→ EXERCISE
Locate each line containing the string "this" and copy it out.

→ ENTRIES SHOWN
▼
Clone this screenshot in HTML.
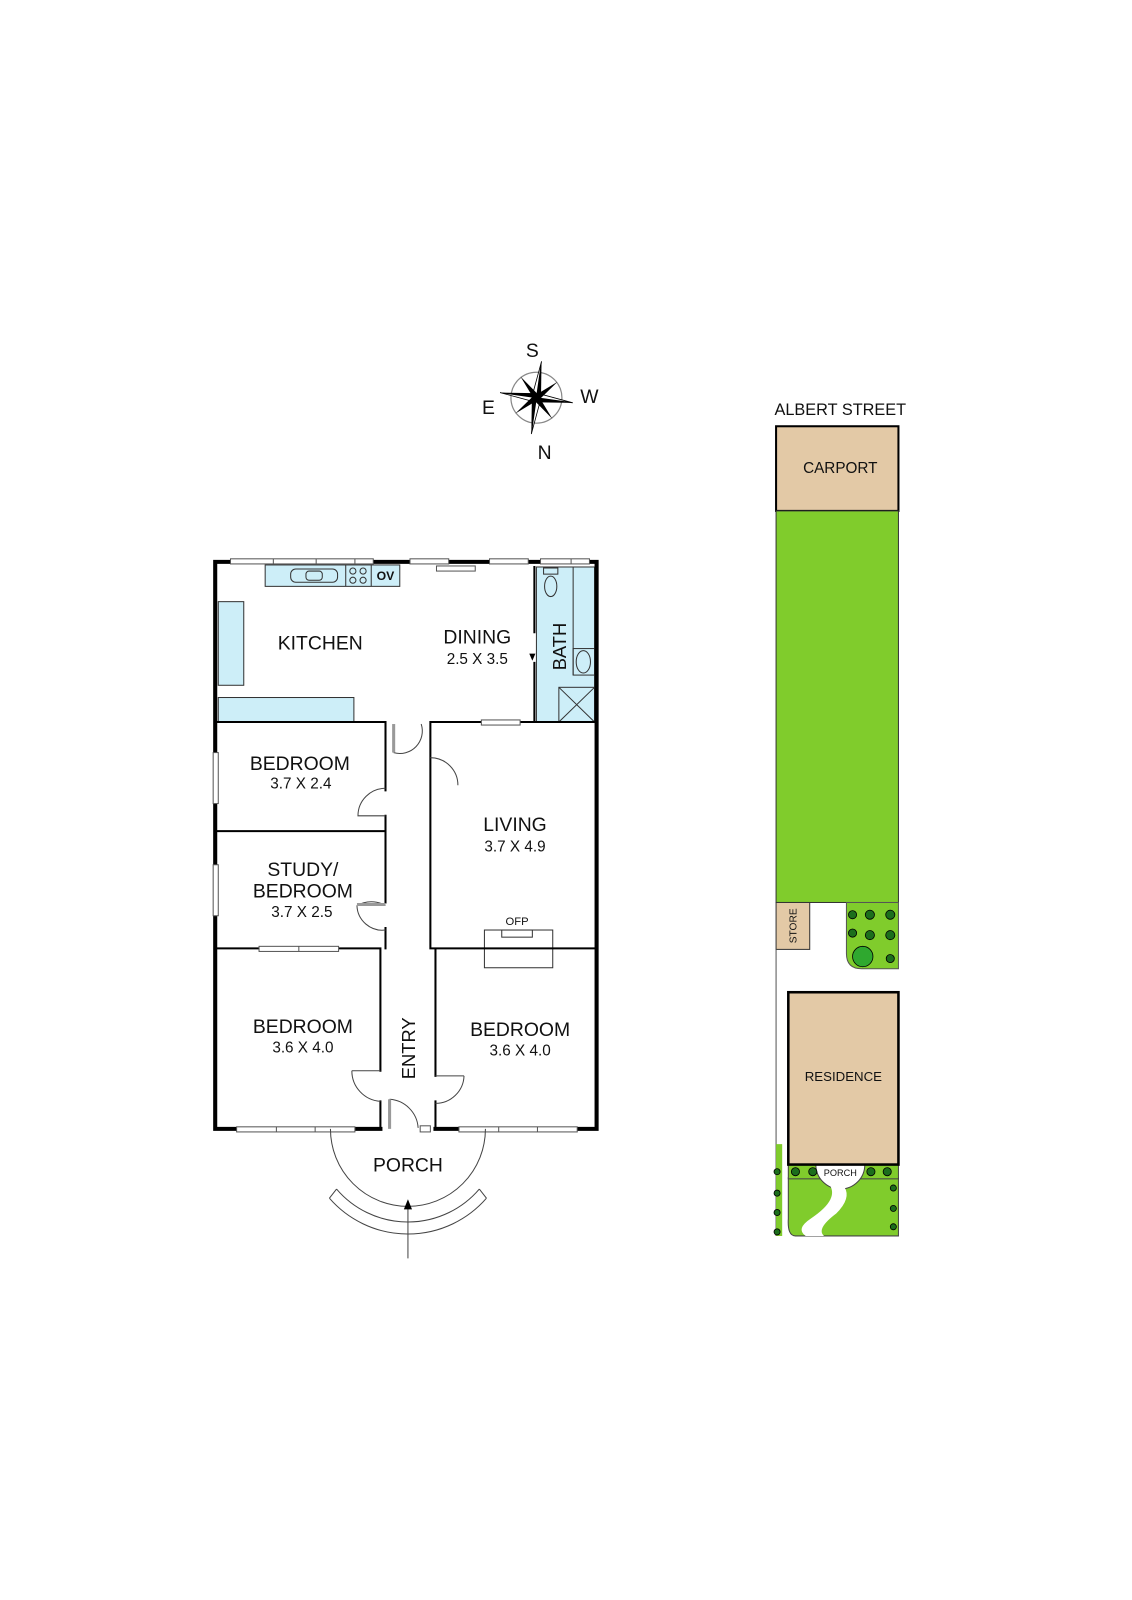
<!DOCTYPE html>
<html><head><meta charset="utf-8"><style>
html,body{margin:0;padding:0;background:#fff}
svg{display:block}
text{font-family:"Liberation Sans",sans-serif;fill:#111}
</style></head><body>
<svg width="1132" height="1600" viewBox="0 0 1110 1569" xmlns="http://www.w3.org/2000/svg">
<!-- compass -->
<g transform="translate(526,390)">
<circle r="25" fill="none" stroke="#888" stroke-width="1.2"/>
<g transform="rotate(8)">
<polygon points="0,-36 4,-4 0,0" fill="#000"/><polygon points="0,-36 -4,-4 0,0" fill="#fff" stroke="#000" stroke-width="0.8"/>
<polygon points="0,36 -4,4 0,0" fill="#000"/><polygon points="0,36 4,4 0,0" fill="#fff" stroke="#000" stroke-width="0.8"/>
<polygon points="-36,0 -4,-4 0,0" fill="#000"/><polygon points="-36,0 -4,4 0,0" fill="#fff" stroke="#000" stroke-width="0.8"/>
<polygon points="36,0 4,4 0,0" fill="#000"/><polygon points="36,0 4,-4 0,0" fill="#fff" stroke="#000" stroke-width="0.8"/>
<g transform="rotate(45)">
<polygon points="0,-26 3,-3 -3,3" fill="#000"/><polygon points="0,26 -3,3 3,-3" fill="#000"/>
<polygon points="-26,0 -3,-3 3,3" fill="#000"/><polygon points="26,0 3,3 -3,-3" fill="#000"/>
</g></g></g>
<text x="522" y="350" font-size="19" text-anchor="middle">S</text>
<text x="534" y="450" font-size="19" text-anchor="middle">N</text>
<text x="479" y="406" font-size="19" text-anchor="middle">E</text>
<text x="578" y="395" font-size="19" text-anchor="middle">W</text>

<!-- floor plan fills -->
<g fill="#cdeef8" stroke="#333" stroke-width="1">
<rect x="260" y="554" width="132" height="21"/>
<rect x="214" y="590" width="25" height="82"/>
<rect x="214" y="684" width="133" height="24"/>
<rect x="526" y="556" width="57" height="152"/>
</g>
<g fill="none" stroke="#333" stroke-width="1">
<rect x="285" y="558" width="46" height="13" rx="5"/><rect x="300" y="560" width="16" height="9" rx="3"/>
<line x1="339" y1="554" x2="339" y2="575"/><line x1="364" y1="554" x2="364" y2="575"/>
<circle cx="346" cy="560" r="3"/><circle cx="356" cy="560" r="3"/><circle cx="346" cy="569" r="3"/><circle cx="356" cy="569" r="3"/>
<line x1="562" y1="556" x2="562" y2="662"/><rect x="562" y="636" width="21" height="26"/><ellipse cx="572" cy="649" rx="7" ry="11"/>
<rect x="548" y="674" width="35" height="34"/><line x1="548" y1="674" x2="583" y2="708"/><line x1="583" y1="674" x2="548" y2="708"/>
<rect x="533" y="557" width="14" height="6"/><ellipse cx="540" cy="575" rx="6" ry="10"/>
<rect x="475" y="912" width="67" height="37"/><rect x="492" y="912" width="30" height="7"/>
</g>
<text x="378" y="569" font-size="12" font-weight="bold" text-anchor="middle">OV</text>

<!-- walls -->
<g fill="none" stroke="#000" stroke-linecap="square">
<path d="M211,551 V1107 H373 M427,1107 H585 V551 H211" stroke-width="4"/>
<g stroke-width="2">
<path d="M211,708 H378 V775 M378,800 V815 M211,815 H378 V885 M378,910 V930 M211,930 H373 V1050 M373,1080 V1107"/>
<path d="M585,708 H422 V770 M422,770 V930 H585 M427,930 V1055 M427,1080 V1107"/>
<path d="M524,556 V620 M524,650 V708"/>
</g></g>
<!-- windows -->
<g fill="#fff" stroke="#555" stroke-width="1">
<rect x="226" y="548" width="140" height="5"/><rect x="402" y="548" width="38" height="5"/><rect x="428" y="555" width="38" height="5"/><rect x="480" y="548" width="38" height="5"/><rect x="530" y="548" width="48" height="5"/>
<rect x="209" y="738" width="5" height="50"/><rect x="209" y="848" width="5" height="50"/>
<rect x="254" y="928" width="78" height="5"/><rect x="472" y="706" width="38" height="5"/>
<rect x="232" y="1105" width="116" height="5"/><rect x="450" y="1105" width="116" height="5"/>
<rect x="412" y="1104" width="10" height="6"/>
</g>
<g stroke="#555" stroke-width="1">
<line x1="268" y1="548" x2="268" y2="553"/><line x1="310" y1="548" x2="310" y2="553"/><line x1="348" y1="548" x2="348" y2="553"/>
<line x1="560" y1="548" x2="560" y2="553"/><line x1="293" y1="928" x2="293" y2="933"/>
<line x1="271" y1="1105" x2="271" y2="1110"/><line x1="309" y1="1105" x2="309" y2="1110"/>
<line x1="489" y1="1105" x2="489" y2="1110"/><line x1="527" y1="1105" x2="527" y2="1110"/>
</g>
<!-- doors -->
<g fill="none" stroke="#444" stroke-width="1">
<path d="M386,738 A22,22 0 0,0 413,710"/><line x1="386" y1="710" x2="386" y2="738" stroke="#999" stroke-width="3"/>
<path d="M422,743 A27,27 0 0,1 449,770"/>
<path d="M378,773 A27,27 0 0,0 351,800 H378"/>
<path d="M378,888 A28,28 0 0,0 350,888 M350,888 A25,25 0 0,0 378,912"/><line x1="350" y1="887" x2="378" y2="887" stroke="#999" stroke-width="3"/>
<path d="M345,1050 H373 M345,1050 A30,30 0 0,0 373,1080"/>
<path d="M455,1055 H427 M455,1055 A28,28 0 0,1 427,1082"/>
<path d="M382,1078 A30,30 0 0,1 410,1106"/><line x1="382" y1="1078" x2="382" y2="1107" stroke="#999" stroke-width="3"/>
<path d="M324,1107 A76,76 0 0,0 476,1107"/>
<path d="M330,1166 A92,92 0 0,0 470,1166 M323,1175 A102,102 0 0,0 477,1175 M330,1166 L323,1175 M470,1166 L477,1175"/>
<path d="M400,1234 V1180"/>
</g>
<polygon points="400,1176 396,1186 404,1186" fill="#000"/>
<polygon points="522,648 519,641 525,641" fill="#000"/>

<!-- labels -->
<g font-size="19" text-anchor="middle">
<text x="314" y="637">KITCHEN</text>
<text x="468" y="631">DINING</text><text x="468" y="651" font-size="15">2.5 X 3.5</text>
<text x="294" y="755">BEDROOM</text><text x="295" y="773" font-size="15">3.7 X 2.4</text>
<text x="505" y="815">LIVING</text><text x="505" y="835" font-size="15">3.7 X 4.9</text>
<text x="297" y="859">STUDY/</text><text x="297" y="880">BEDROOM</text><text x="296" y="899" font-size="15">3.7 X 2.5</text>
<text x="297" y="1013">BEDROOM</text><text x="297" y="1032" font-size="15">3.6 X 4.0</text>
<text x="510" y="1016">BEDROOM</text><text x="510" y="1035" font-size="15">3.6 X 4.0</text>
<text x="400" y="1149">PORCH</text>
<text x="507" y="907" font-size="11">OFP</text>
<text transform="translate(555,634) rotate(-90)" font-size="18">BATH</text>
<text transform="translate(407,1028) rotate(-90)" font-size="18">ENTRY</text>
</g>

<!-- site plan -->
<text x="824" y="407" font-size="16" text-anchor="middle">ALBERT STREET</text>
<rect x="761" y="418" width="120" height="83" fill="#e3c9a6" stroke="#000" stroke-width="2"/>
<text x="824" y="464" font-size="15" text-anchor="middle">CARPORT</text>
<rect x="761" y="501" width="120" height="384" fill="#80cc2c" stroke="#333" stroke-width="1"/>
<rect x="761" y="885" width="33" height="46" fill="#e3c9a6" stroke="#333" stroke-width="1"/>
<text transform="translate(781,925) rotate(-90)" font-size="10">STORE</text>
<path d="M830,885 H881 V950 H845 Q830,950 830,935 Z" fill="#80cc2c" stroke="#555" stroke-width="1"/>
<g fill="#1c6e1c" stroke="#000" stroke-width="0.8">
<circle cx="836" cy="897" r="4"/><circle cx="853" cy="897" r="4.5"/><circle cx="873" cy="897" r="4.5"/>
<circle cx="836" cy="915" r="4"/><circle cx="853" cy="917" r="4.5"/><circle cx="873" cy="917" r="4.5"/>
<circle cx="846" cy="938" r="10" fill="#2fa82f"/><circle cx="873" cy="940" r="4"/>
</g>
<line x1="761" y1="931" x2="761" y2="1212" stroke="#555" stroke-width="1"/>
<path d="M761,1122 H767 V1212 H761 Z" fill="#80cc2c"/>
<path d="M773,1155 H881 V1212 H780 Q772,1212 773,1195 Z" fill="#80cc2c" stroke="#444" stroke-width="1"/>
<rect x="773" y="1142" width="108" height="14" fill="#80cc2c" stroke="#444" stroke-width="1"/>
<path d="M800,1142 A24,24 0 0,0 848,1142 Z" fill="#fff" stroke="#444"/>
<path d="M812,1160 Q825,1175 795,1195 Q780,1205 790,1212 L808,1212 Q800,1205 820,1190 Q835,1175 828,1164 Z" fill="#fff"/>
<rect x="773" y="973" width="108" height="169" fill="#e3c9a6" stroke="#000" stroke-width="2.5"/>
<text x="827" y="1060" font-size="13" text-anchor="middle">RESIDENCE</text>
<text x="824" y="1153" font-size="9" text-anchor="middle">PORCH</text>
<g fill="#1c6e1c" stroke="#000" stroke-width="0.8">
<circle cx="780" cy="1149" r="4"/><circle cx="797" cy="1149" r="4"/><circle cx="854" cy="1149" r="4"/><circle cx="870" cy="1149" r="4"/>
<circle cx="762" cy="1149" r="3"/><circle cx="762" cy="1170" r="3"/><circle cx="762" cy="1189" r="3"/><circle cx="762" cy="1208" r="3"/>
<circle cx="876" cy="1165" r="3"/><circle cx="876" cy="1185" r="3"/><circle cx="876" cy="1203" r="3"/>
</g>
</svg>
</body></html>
▲
▼
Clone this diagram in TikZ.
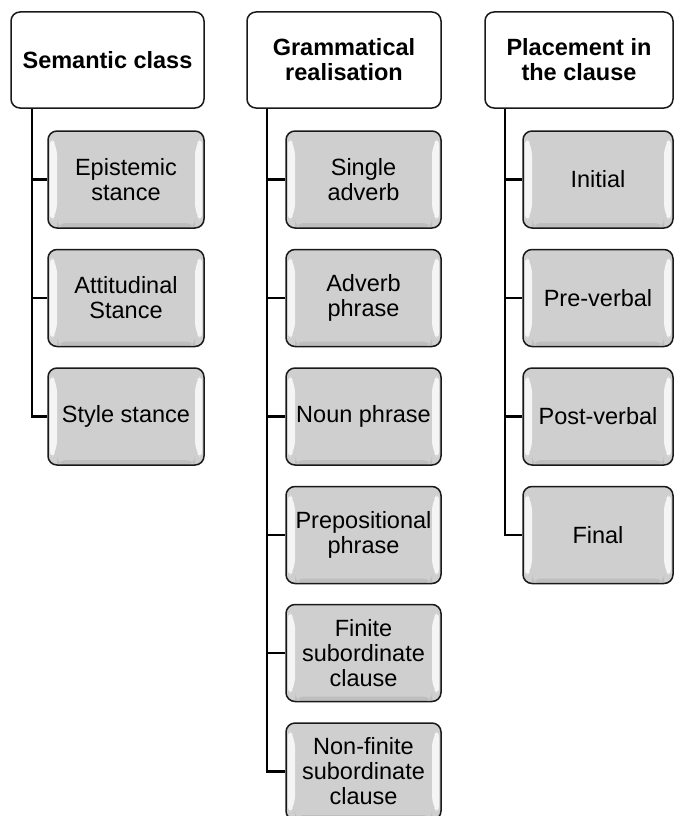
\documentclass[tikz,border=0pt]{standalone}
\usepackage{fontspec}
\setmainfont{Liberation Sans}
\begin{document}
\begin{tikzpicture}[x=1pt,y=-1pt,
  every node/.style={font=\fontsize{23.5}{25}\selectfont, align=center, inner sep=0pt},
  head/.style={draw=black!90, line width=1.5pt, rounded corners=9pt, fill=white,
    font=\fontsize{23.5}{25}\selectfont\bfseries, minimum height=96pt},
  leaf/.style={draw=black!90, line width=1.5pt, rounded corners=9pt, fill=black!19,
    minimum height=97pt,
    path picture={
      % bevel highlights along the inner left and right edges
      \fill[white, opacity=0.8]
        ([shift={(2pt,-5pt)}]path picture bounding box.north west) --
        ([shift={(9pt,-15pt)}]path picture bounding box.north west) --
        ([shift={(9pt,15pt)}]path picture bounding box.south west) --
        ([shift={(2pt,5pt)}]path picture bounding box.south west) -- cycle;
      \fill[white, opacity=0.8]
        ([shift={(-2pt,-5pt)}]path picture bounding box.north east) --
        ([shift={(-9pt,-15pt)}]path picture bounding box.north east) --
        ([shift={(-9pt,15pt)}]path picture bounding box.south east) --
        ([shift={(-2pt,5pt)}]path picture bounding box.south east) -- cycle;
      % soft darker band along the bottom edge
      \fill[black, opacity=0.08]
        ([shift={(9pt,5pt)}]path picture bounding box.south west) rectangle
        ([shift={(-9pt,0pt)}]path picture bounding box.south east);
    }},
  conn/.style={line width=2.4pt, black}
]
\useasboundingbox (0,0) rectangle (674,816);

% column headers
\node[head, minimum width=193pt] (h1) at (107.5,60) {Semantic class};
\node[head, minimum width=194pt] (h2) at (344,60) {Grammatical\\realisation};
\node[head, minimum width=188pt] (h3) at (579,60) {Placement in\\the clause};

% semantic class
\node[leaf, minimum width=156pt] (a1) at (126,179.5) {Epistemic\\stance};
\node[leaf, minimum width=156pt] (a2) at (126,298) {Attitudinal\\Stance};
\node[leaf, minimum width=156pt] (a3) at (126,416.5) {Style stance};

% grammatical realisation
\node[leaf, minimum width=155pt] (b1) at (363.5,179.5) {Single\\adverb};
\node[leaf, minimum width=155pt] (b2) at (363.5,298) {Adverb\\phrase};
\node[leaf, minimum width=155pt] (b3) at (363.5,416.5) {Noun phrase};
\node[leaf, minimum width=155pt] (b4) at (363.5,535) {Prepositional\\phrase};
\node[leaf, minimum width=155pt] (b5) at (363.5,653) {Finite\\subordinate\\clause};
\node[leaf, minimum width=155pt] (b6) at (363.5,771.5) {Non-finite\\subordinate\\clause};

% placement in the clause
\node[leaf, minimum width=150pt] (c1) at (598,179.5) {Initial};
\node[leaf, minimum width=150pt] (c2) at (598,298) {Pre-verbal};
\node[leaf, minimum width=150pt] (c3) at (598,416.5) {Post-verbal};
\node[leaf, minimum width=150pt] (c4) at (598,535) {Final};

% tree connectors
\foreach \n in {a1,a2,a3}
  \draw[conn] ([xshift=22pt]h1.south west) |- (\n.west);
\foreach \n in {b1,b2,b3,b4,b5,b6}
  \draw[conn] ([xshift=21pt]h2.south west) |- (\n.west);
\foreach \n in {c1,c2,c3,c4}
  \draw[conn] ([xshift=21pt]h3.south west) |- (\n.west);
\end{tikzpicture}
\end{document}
▲
→ ANSWER TO THE EXERCISE
Clone this screenshot in HTML.
Clone this diagram in TikZ.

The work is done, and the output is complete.